I got a civil engineering degree at a huge state school, my degree has definitely opened a lot of doors for me, it's a great backup to flying, and as a hobby it's convenient to be able to design and build literally anything I want while having a much deeper understanding than just knowing the building codes. The college experience was fun, but honestly being a young professional with a paycheck was much more fun.

Having said that, not all degrees are created equal and colleges have become for-profit industries that prey on 18 year old kids who don't know how to financially plan, yet can get almost unlimited loans. High school academia, boomer parents, etc all tow the line that trade jobs are for losers and a college degree will pay for itself in dividends, regardless of the degree and the debt, so colleges are in a race to the top for higher and higher tuition while keeping students enrolled for as long as possible. During my freshman orientation my advisor told me most people don't make it through engineering, so I should take gen ed classes, find what I loved, and my current course load of calculus and calc-based physics was too difficult, so she changed my schedule to repeat my junior year of high school. I saw what they were trying to do and changed my classes back that night, but most kids (and parents) didn't even consider that lady was trying to sell them the financial equivalent of a luxury car for every year they spent at that school, so this was no place to "find myself." I also took classes outside of engineering to artificially boost my GPA and in most other majors they crammed 700 kids into a lecture hall, posted the powerpoints from the classes online every day, then had 2 midterms and a final that were scan-tron tests with questions verbatim from the powerpoints. You could literally skip every class except for test days, just read through the powerpoints the night before, and easily get an A. Multiply that times 4 classes, and that's all most kids had to do to get a degree in 4 years with a 3.5+ GPA. I'm gonna speculate that before the interwebs college was a lot harder; required people to show up to class, pay attention, take notes, study their notes, and their prior preparation and responsibility directly related to their success on the tests, so even if someone had a communications degree and their 'knowledge' was the same, they still had to have a certain level of responsibility, so their degree was more valuable. I also kept hearing that a college degree has a $1M return on investment, but once again, I'd love to see where that raw data came from. For an engineer, absolutely. For a lot of other degrees, I'd be skeptical. Colleges have insidiously morphed into a money pit that could financially ruin someone if they don't get a marketable degree.

A lot of people I went to college with just assumed a degree meant a higher paying white collar job. Then everyone graduated and suddenly the tangible pain of paying back 6 figures of debt at 6% interest that they couldn't declare bankruptcy on, became very real. A few months after they graduated they had to spend over $1000 a month on loans alone, which is rough when the average salary of a college graduate is around $50k ($3000/mo take home), but keep in mind that roughly half are making less than that and many aren't getting jobs at all, so they end up defaulting. But I digress...

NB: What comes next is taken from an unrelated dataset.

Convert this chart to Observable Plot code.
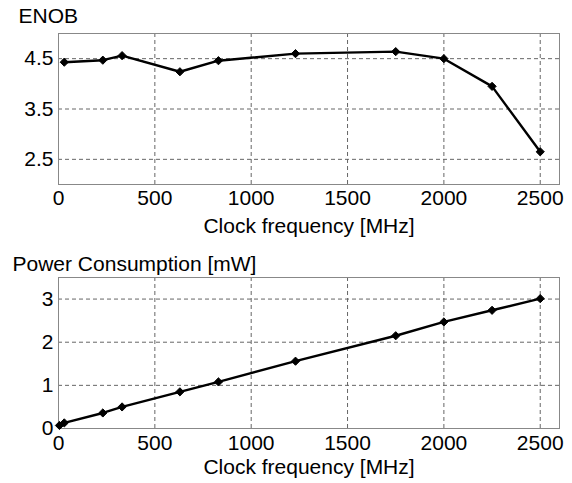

Long story short, I think colleges are rapidly losing credibility and a degree alone is becoming a poor indicator of how employable someone may be. I think right now they're an easy discriminator for HR at the airlines, but as the pilot shortage gets worse I really doubt any airline will hesitate to remove that requirement when they need pilots asap, especially when the money and effort to get all your ratings and build 1,500 hours is probably more difficult than a lot of degree programs. At a practical level, I can't tell the difference in the cockpit between someone with or without a degree.

For the time being it's still a requirement at the majors though, and nobody has a crystal ball. If anything, like community service, it's a good tie-breaker if you're playing the game, but be weary of the pitfalls. I'd highly suggest prioritizing getting your ratings over an unrelated college degree, but this is just my humble opinion along with the logic that caused me to get here. It's open to change with new information.